Pete Dunne tells the story (and I like to repeat it) that one must be pure of heart to see most owls. He was speaking specifically of a particular barn owl that was purported to roost in a hacking box at Brigantine Wildlife Refuge years ago. At the time, I suspected his tactic was common among field trip leaders; an excuse for failing to produce an owl for a group of disappointed birders after having stood around in the freezing cold for hours, waiting.

In the intervening years, since having waited many times in the freezing cold for my own fair share of owls, I’ve come to understand the truth in Pete’s story. Owls are the stuff of imagination. Seeing these keepers of shadow requires exploring the edges of light… if one fails at it, the fault lies not in the seeing, but instead with one’s way of looking.

I’ve been sort of surprised in the last couple years to discover that I’m having trouble spotting birds… my distance vision is deserting me to the point that before long I’ll have to wear glasses when birding; glasses that I’ve stubbornly (and vainly) refused to wear anytime other than when I drive. I’ve become a dedicated listener instead: birdsongs I don’t recognize or can’t identify will drive me to distraction, but songs or calls help with only the easiest of owls.

Just as the omnipresence of noise makes it difficult to distinguish any one singer in the dawn chorus, the profane in a grove of pines can fill every nook and cranny of our time and space; the fertile silence that makes looking (and really seeing) is easily lost. When spotting owls, the looking is an art. Without true attention to it, an integral part of the reverence is destroyed… only the pure in heart are granted sight.
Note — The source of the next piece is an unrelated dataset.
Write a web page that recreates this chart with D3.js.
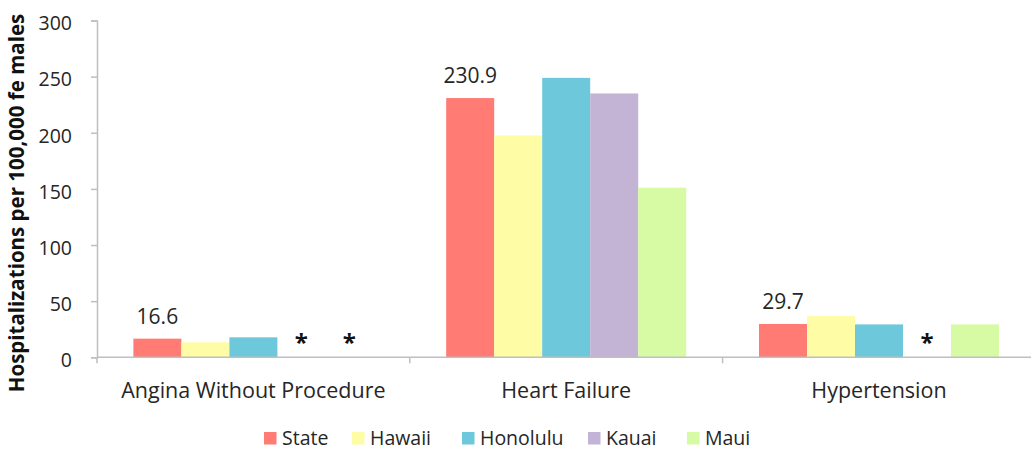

(Or you have a friend along who’s better at it.)

I was distracted with the trees and the pellets and the scattered bits of bone and feathers, the place this little forest made around me; no two trees the same, every branch saying HERE. I couldn’t stand still and let the trees (or the owls) find me.

It is the moon
not the finger
pointing at the moon
that calls us
back to ourselves


*Long-eared owl, regarding its own darkness in a well-known secret communal roost in Pa.